Record excerpts:
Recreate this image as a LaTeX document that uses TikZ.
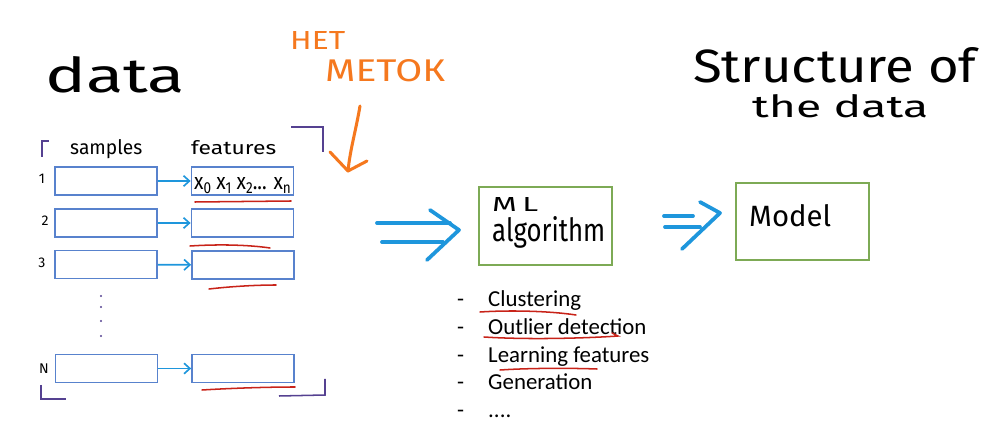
\documentclass[tikz,border=0pt]{standalone}
\usepackage{fontspec}
\setmainfont{Carlito}
\newfontfamily\hand{Fira Sans}
\usepackage{graphicx}
\usetikzlibrary{arrows.meta}
\definecolor{boxblue}{RGB}{88,130,205}
\definecolor{arrblue}{RGB}{30,150,220}
\definecolor{boxgreen}{RGB}{125,170,85}
\definecolor{redline}{RGB}{200,35,25}
\definecolor{purp}{RGB}{85,65,145}
\definecolor{orng}{RGB}{245,120,30}
\begin{document}
\begin{tikzpicture}[x=0.03cm,y=-0.03cm,
  rowbox/.style={draw=boxblue,line width=1.2pt,minimum width=3.07cm,minimum height=0.84cm,inner sep=0},
  mlbox/.style={draw=boxgreen,line width=1.1pt,inner sep=0},
  rowarrow/.style={draw=arrblue,line width=1.4pt,-{Straight Barb[length=5pt,width=9pt,line width=1.4pt]}},
  handtxt/.style={inner sep=0,anchor=base west},
  bracket/.style={draw=purp,line width=1.3pt},
  uline/.style={draw=redline,line width=1.3pt,line cap=round},
  bigarrow/.style={draw=arrblue,line width=3.2pt,line cap=round,line join=round},
  listtxt/.style={inner sep=0,anchor=base west,font=\fontsize{19.5}{23}\selectfont},
  rownum/.style={inner sep=0,anchor=base,font=\hand\fontsize{12}{14}\selectfont}
]
\useasboundingbox (0,0) rectangle (1002,432);

% titles
\node[handtxt] (data) at (45,93) {\resizebox{4.2cm}{1.08cm}{\hand data}};
\node[handtxt,text=orng] (net) at (290,50) {\resizebox{1.65cm}{0.54cm}{\hand НЕТ}};
\node[handtxt,text=orng] (metok) at (325,82) {\resizebox{3.6cm}{0.66cm}{\hand МЕТОК}};
\node[handtxt] (struct) at (693,83) {\resizebox{8.5cm}{1.05cm}{\hand Structure of}};
\node[handtxt] (thedata) at (752,118) {\resizebox{5.28cm}{0.69cm}{\hand the data}};

% orange arrow
\coordinate (oa1) at (360,106);
\coordinate (oa2) at (348,171);
\coordinate (oal) at (330,152);
\coordinate (oar) at (367,161);
\draw[orng,line width=2.6pt,line cap=round,line join=round] (oa1) .. controls (356,130) and (350,150) .. (oa2);
\draw[orng,line width=2.6pt,line cap=round,line join=round] (oal) -- (oa2) -- (oar);

% headers
\node[handtxt] (samples) at (70,155) {\resizebox{2.16cm}{0.45cm}{\hand samples}};
\node[handtxt] (features) at (191,155) {\resizebox{2.55cm}{0.42cm}{\hand features}};

% brackets
\coordinate (b1a) at (42,157); \coordinate (b1b) at (42,141); \coordinate (b1c) at (49,141);
\draw[bracket] (b1a) -- (b1b) -- (b1c);
\coordinate (b2a) at (291,127); \coordinate (b2b) at (323,127); \coordinate (b2c) at (323,152);
\draw[bracket] (b2a) -- (b2b) -- (b2c);
\coordinate (b3a) at (41,385); \coordinate (b3b) at (41,399); \coordinate (b3c) at (66,399);
\draw[bracket] (b3a) -- (b3b) -- (b3c);
\coordinate (b4a) at (279,396); \coordinate (b4b) at (325,395); \coordinate (b4c) at (325,379);
\draw[bracket] (b4a) -- (b4b) -- (b4c);

% rows
\node[rowbox] (s1) at (106,181) {};
\node[rowbox] (f1) at (242.5,181) {};
\node[rowbox] (s2) at (106,223) {};
\node[rowbox] (f2) at (242.5,223) {};
\node[rowbox] (s3) at (106,264.5) {};
\node[rowbox] (f3) at (243,265) {};
\node[rowbox] (sN) at (106.5,368.5) {};
\node[rowbox] (fN) at (243,368.5) {};
\draw[rowarrow] (s1) -- (f1);
\draw[rowarrow] (s2) -- (f2);
\draw[rowarrow] (s3) -- (f3);
\draw[rowarrow] (sN) -- (fN);

\node[handtxt] (xs) at (194,190) {\resizebox{2.9cm}{0.36cm}{\hand x\raisebox{-0.3ex}{\scriptsize 0} x\raisebox{-0.3ex}{\scriptsize 1} x\raisebox{-0.3ex}{\scriptsize 2}... x\raisebox{-0.3ex}{\scriptsize n}}};

\node[rownum] (n1) at (42,184) {1};
\node[rownum] (n2) at (45,226) {2};
\node[rownum] (n3) at (42,268) {3};
\node[rownum] (nN) at (44,374) {N};

% dots
\fill[purp] (101,296) circle (1.1);
\fill[purp] (101,307) circle (1.1);
\fill[purp] (101,321) circle (1.1);
\fill[purp] (101,336) circle (1.1);

% red underlines
\draw[uline] (195,202) -- (291,201);
\draw[uline] (190,246) .. controls (220,244) and (250,245) .. (270,248);
\draw[uline] (209,289) .. controls (235,286) and (260,285) .. (276,285);
\draw[uline] (202,390) .. controls (235,388) and (270,387) .. (295,387);

% big arrow 1
\coordinate (a1l1) at (377,223); \coordinate (a1r1) at (450,223);
\coordinate (a1l2) at (382,242); \coordinate (a1r2) at (443,242);
\coordinate (a1t) at (430,210); \coordinate (a1tip) at (459,230); \coordinate (a1b) at (427,260);
\draw[bigarrow] (a1l1) -- (a1r1);
\draw[bigarrow] (a1l2) -- (a1r2);
\draw[bigarrow] (a1t) -- (a1tip) -- (a1b);

% ML box
\node[mlbox,minimum width=3.99cm,minimum height=2.34cm] (ml) at (545.5,226) {};
\node[handtxt] (mltxt) at (492,212) {\resizebox{1.38cm}{0.42cm}{\hand M\,L}};
\node[handtxt] (algo) at (492,242) {\resizebox{3.39cm}{0.75cm}{\hand algorithm}};

% big arrow 2
\coordinate (a2l1) at (664,216); \coordinate (a2r1) at (693,216);
\coordinate (a2l2) at (665,227); \coordinate (a2r2) at (700,227);
\coordinate (a2t) at (700,202); \coordinate (a2tip) at (720,213); \coordinate (a2b) at (682,249);
\draw[bigarrow] (a2l1) -- (a2r1);
\draw[bigarrow] (a2l2) -- (a2r2);
\draw[bigarrow] (a2t) -- (a2tip) -- (a2b);

% Model box
\node[mlbox,minimum width=3.99cm,minimum height=2.31cm] (model) at (802.5,221.5) {};
\node[handtxt] (modeltxt) at (749,227) {\resizebox{2.46cm}{0.66cm}{\hand Model}};

% list
\node[listtxt] (d1) at (457,307) {-};
\node[listtxt] (l1) at (488,307) {Clustering};
\node[listtxt] (d2) at (457,335) {-};
\node[listtxt] (l2) at (488,335) {Outlier detection};
\node[listtxt] (d3) at (457,363) {-};
\node[listtxt] (l3) at (488,363) {Learning features};
\node[listtxt] (d4) at (457,390) {-};
\node[listtxt] (l4) at (488,390) {Generation};
\node[listtxt] (d5) at (457,418) {-};
\node[listtxt] (l5) at (488,418) {....};
\draw[uline] (480,312) .. controls (510,310) and (550,311) .. (576,315);
\draw[uline] (484,337) .. controls (530,340) and (590,338) .. (618,336) -- (612,333);
\draw[uline] (500,370) .. controls (530,368) and (570,368) .. (597,369);
\end{tikzpicture}
\end{document}
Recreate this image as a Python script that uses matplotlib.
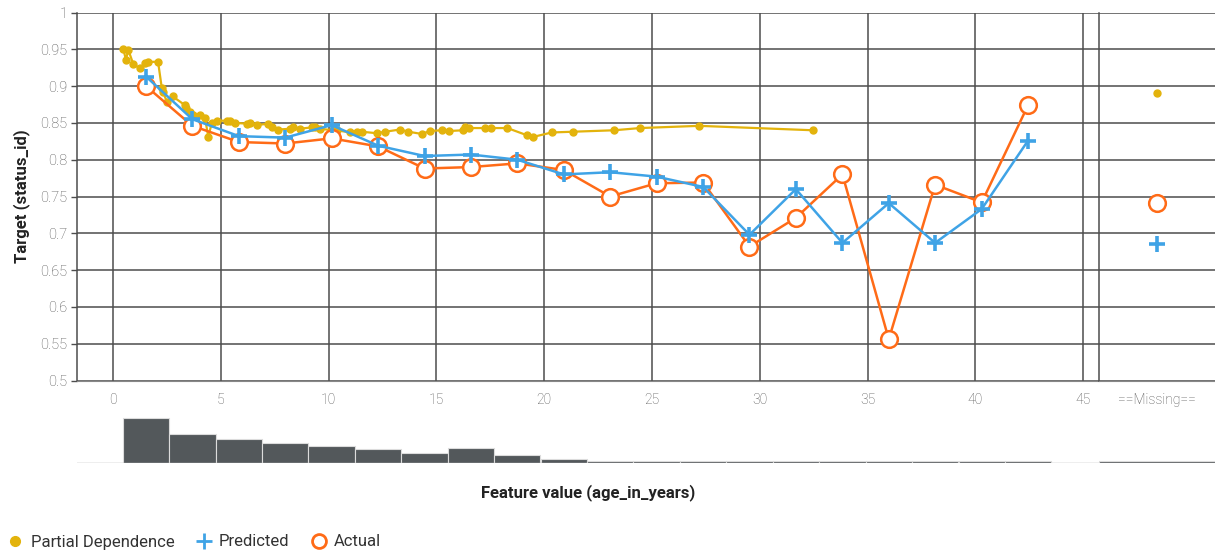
import matplotlib
matplotlib.use("Agg")
import matplotlib.pyplot as plt
from matplotlib.lines import Line2D

plt.rcParams['font.family'] = ['Roboto', 'DejaVu Sans']

# ---------------- data ----------------
pd_x = [0.48, 0.60, 0.71, 0.94, 1.25, 1.48, 1.64, 2.09, 2.26, 2.33,
        2.49, 2.77, 3.34, 3.37, 3.57, 3.72, 4.04, 4.27, 4.42, 4.58,
        4.81, 5.27, 5.43, 5.66, 6.20, 6.35, 6.67, 7.20, 7.36, 7.67,
        8.21, 8.36, 8.67, 9.22, 9.37, 9.60, 10.22, 10.37, 11.00, 11.30,
        11.54, 12.23, 12.62, 13.31, 13.70, 14.32, 14.70, 15.25, 15.60, 16.25,
        16.33, 16.53, 17.25, 17.52, 18.29, 19.22, 19.49, 20.35, 21.32, 23.25,
        24.44, 27.19, 32.45]
pd_y = [0.950, 0.936, 0.949, 0.930, 0.924, 0.931, 0.933, 0.933, 0.898, 0.892,
        0.879, 0.886, 0.874, 0.870, 0.865, 0.861, 0.861, 0.856, 0.831, 0.850,
        0.853, 0.853, 0.852, 0.850, 0.849, 0.850, 0.847, 0.849, 0.845, 0.841,
        0.842, 0.845, 0.842, 0.844, 0.844, 0.842, 0.840, 0.840, 0.837, 0.837,
        0.838, 0.836, 0.838, 0.841, 0.838, 0.835, 0.839, 0.840, 0.839, 0.840,
        0.844, 0.843, 0.843, 0.843, 0.843, 0.833, 0.831, 0.837, 0.838, 0.840,
        0.843, 0.846, 0.840]

bin_centers = [1.53, 3.68, 5.84, 7.99, 10.14, 12.30, 14.45, 16.60, 18.75, 20.91,
               23.06, 25.21, 27.37, 29.52, 31.67, 33.83, 35.98, 38.13, 40.29, 42.44]
predicted = [0.913, 0.855, 0.832, 0.830, 0.847, 0.819, 0.805, 0.807, 0.800, 0.780,
             0.783, 0.777, 0.763, 0.698, 0.760, 0.687, 0.741, 0.687, 0.733, 0.826]
actual = [0.900, 0.846, 0.824, 0.822, 0.829, 0.818, 0.788, 0.790, 0.795, 0.786,
          0.750, 0.768, 0.769, 0.682, 0.721, 0.780, 0.556, 0.766, 0.742, 0.874]
counts = [134, 87, 72, 60, 51, 43, 31, 44, 25, 13,
          7, 5, 5, 5, 5, 5, 5, 5, 5, 5]

missing_label = "==Missing=="
missing_pd = 0.891
missing_predicted = 0.685
missing_actual = 0.741
missing_count = 5

x_ticks = [0, 5, 10, 15, 20, 25, 30, 35, 40, 45]
y_ticks = [0.5, 0.55, 0.6, 0.65, 0.7, 0.75, 0.8, 0.85, 0.9, 0.95, 1]
y_ticklabels = ['0.5', '0.55', '0.6', '0.65', '0.7', '0.75', '0.8', '0.85', '0.9', '0.95', '1']

# ---------------- style ----------------
W, H = 1215, 556
C_PD = '#e3b30c'
C_PRED = '#3fa3e6'
C_ACT = '#ff6b17'
C_GRID = '#4d4d4d'
C_TICK = '#555555'
C_BAR = '#53585b'


def px(l, t, r, b):
    return [l / W, (H - b) / H, (r - l) / W, (b - t) / H]


fig = plt.figure(figsize=(W / 100, H / 100), dpi=100)

ax = fig.add_axes(px(77, 12.5, 1099, 380.5))
axm = fig.add_axes(px(1099, 12.5, 1215, 380.5))
axh = fig.add_axes(px(77, 413, 1099, 463))
axhm = fig.add_axes(px(1099, 413, 1215, 463))

xmin, xmax = -1.67, 45.73

# main plot
for a in (ax, axm):
    a.set_ylim(0.5, 1.0)
    a.set_yticks(y_ticks)
    a.grid(axis='y', color=C_GRID, lw=1.1)
    a.set_axisbelow(True)
    for s in ('top', 'right'):
        a.spines[s].set_visible(False)
    a.spines['bottom'].set_color('#888888')
    a.spines['left'].set_color(C_GRID)
    a.spines['left'].set_linewidth(1.1)

ax.set_xlim(xmin, xmax)
ax.set_xticks(x_ticks)
ax.grid(axis='x', color=C_GRID, lw=1.1)
ax.set_yticklabels(y_ticklabels)
ax.tick_params(axis='y', colors=C_TICK, labelsize=10.5, length=4, width=1, color=C_GRID, pad=3)
ax.tick_params(axis='x', colors=C_TICK, labelsize=10, length=0, pad=9)
for lab in ax.get_xticklabels() + ax.get_yticklabels():
    lab.set_fontweight('light')
ax.set_ylabel('Target (status_id)', fontsize=12, fontweight='bold', color='#222222', labelpad=7)

ax.plot(pd_x, pd_y, color=C_PD, lw=1.6, marker='o', ms=5, zorder=3, clip_on=False)
ax.plot(bin_centers, actual, color=C_ACT, lw=1.8, marker='o', ms=12, mfc='white',
        mec=C_ACT, mew=1.8, zorder=4)
ax.plot(bin_centers, predicted, color=C_PRED, lw=1.8, marker='+', ms=12, mew=2.6, zorder=5)

axm.set_xlim(0, 1)
axm.set_xticks([0.5])
axm.set_xticklabels([missing_label])
axm.set_yticklabels([])
axm.tick_params(axis='y', length=0)
axm.tick_params(axis='x', colors=C_TICK, labelsize=10, length=0, pad=9)
for lab in axm.get_xticklabels():
    lab.set_fontweight('light')
axm.plot([0.5], [missing_pd], color=C_PD, marker='o', ms=5, lw=0, zorder=3)
axm.plot([0.5], [missing_actual], color=C_ACT, marker='o', ms=12, mfc='white', mec=C_ACT,
         mew=1.8, lw=0, zorder=4)
axm.plot([0.5], [missing_predicted], color=C_PRED, marker='+', ms=12, mew=2.6, lw=0, zorder=5)

# histograms
axh.set_xlim(xmin, xmax)
axh.set_ylim(0, 150)
axh.bar(bin_centers, counts, width=2.15, color=C_BAR, edgecolor='#dcdcdc', linewidth=0.8)
axh.axhline(0, color='#aaaaaa', lw=1)
axhm.set_xlim(0, 1)
axhm.set_ylim(0, 150)
axhm.bar([0.5], [missing_count], width=1.0, color=C_BAR, edgecolor='#dcdcdc', linewidth=0.8)
axhm.axhline(0, color='#aaaaaa', lw=1)
for a in (axh, axhm):
    a.axis('off')

fig.text((77 + 1099) / 2 / W, (H - 493) / H, 'Feature value (age_in_years)', ha='center',
         va='center', fontsize=12, fontweight='bold', color='#222222')

handles = [
    Line2D([], [], color=C_PD, marker='o', ms=7, lw=0),
    Line2D([], [], color=C_PRED, marker='+', ms=12, mew=2, lw=0),
    Line2D([], [], color=C_ACT, marker='o', ms=10, mfc='white', mec=C_ACT, mew=2, lw=0),
]
leg = fig.legend(handles, ['Partial Dependence', 'Predicted', 'Actual'], loc='center left',
                 bbox_to_anchor=(-0.0065, (H - 542) / H), ncol=3, frameon=False, fontsize=12,
                 handlelength=1.0, handletextpad=0.42, columnspacing=1.25)
for t in leg.get_texts():
    t.set_color('#333333')

fig.savefig('out.png', dpi=100)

Exercise: Write out word for word the lines above that run from the one with "Recreate this image as a Python" to the one with "plt.rcParams['font.family'] = ['Roboto', 'DejaVu". Include both end lines; exclude the images.

Task response:
Recreate this image as a Python script that uses matplotlib.
import matplotlib
matplotlib.use("Agg")
import matplotlib.pyplot as plt
from matplotlib.lines import Line2D

plt.rcParams['font.family'] = ['Roboto', 'DejaVu Sans']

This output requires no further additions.